┌─ THE DATA

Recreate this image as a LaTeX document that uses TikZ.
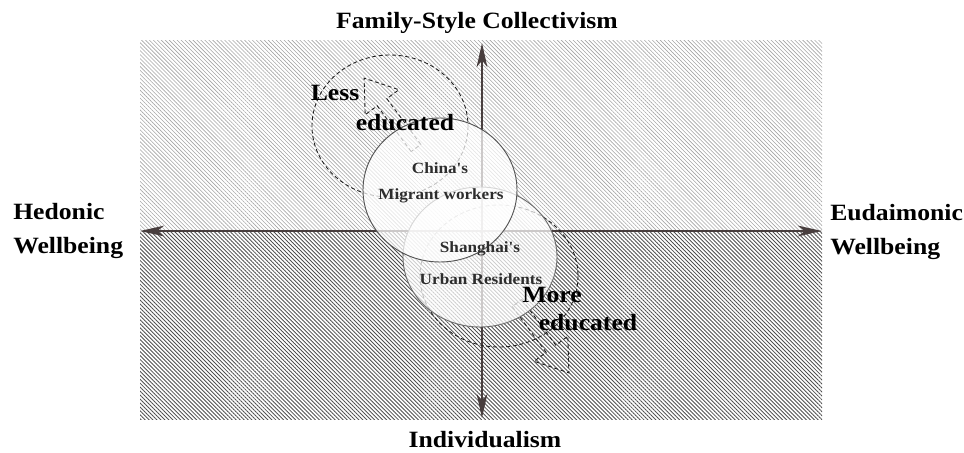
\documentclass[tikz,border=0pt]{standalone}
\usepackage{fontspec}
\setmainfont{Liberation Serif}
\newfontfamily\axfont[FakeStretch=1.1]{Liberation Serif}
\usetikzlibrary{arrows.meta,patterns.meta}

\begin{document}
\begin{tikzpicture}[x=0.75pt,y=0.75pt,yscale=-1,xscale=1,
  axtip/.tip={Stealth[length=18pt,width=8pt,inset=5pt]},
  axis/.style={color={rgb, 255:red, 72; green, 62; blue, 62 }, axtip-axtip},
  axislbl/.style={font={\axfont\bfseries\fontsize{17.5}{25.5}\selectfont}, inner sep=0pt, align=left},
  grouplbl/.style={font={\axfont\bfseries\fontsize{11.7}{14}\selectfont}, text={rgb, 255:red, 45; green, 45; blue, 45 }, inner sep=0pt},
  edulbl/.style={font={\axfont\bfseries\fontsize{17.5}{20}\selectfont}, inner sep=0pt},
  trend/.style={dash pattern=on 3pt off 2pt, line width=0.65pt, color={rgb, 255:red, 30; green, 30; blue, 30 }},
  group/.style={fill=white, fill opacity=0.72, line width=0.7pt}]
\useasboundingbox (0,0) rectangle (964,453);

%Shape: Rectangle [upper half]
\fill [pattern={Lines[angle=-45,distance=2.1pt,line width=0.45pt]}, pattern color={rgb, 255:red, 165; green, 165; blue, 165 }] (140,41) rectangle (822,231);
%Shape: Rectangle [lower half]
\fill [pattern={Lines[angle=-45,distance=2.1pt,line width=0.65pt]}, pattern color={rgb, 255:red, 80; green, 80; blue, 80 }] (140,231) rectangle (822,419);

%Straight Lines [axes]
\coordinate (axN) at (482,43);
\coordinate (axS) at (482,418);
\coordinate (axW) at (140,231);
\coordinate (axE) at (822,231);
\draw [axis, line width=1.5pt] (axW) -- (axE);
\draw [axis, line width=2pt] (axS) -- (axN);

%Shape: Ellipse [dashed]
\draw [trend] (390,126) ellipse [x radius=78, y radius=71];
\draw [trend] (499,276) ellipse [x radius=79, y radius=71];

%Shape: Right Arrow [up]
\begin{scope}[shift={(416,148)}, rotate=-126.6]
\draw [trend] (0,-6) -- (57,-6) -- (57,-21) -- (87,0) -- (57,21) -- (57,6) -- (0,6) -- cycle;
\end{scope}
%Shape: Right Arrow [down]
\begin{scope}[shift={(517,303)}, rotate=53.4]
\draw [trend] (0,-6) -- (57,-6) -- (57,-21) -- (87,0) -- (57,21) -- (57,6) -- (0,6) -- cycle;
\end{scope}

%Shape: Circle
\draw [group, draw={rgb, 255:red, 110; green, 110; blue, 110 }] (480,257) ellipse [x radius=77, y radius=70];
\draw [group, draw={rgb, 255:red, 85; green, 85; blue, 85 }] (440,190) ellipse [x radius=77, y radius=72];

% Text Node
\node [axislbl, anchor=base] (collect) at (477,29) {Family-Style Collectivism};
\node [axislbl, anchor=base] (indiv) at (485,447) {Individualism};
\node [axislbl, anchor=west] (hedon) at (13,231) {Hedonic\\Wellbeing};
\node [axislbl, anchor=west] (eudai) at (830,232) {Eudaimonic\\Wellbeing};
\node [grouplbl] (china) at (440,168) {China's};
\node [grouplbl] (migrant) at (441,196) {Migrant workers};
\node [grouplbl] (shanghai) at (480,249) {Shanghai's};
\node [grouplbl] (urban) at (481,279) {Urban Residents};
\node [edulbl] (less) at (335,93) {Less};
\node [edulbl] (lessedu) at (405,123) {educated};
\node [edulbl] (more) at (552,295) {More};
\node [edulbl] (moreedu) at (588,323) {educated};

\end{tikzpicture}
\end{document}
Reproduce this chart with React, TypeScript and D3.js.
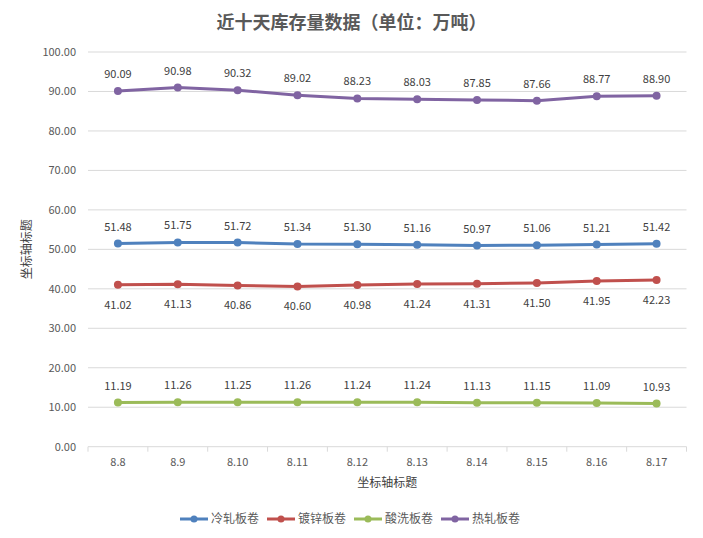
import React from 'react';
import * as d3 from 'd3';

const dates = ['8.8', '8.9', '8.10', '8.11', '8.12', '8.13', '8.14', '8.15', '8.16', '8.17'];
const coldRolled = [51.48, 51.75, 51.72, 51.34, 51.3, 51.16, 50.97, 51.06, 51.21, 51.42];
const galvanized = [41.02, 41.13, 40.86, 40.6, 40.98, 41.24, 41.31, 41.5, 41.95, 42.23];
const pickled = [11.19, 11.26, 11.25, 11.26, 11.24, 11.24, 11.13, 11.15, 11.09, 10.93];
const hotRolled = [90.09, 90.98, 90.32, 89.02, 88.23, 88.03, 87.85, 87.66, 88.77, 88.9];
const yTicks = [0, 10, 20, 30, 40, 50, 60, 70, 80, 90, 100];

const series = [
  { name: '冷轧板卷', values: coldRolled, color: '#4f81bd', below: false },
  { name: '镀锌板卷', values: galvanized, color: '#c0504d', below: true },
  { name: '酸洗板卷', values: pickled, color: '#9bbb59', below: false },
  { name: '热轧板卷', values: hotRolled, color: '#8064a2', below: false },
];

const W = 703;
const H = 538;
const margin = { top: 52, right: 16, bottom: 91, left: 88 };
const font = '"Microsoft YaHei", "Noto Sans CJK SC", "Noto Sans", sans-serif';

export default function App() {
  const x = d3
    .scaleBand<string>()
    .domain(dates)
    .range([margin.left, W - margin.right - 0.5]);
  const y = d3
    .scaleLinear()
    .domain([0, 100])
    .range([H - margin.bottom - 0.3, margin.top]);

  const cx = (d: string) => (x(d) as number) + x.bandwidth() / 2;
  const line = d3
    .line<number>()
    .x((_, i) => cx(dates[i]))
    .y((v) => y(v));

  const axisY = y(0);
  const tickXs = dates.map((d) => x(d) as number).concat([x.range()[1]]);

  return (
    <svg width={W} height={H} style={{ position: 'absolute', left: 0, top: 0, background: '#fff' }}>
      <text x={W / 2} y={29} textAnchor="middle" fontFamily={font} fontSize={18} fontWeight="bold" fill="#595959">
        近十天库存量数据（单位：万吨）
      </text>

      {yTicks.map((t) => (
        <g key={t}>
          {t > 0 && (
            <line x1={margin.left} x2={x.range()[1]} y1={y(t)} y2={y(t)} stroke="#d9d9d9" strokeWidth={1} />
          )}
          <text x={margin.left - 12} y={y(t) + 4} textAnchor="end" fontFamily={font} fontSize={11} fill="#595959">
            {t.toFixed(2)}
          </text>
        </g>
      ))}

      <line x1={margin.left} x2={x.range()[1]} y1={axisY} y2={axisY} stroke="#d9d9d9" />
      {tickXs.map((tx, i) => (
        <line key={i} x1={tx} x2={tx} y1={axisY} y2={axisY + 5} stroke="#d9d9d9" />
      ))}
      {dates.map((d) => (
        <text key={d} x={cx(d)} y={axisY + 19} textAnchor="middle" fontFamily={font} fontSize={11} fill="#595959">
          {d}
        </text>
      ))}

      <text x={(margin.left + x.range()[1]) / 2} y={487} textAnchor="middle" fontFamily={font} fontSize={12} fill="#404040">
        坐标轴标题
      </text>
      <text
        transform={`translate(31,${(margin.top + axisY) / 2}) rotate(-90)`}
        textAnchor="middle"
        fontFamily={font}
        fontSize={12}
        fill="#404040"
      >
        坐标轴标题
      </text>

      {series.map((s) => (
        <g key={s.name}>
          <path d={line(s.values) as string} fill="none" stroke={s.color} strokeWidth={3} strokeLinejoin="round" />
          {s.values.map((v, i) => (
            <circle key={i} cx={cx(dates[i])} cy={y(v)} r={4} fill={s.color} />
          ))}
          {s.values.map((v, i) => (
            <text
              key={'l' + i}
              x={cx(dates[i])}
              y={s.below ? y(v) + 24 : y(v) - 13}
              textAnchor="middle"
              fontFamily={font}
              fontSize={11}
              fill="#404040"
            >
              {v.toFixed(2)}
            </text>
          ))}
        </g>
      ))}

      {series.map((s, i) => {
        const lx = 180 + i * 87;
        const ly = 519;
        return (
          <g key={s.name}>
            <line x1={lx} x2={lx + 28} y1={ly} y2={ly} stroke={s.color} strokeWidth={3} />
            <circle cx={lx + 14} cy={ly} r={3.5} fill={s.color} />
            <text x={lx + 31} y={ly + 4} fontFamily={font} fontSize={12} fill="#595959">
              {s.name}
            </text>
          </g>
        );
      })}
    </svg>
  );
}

└─

• _WORK INSTRUCTIONS_
Repeat exactly the stretch of lines that opens with the line containing "Reproduce this chart" and closes with the line containing "- 0.3, margin.top]);". Leave the pictures out, and add nothing.

• _ANSWER_
Reproduce this chart with React, TypeScript and D3.js.
import React from 'react';
import * as d3 from 'd3';

const dates = ['8.8', '8.9', '8.10', '8.11', '8.12', '8.13', '8.14', '8.15', '8.16', '8.17'];
const coldRolled = [51.48, 51.75, 51.72, 51.34, 51.3, 51.16, 50.97, 51.06, 51.21, 51.42];
const galvanized = [41.02, 41.13, 40.86, 40.6, 40.98, 41.24, 41.31, 41.5, 41.95, 42.23];
const pickled = [11.19, 11.26, 11.25, 11.26, 11.24, 11.24, 11.13, 11.15, 11.09, 10.93];
const hotRolled = [90.09, 90.98, 90.32, 89.02, 88.23, 88.03, 87.85, 87.66, 88.77, 88.9];
const yTicks = [0, 10, 20, 30, 40, 50, 60, 70, 80, 90, 100];

const series = [
  { name: '冷轧板卷', values: coldRolled, color: '#4f81bd', below: false },
  { name: '镀锌板卷', values: galvanized, color: '#c0504d', below: true },
  { name: '酸洗板卷', values: pickled, color: '#9bbb59', below: false },
  { name: '热轧板卷', values: hotRolled, color: '#8064a2', below: false },
];

const W = 703;
const H = 538;
const margin = { top: 52, right: 16, bottom: 91, left: 88 };
const font = '"Microsoft YaHei", "Noto Sans CJK SC", "Noto Sans", sans-serif';

export default function App() {
  const x = d3
    .scaleBand<string>()
    .domain(dates)
    .range([margin.left, W - margin.right - 0.5]);
  const y = d3
    .scaleLinear()
    .domain([0, 100])
    .range([H - margin.bottom - 0.3, margin.top]);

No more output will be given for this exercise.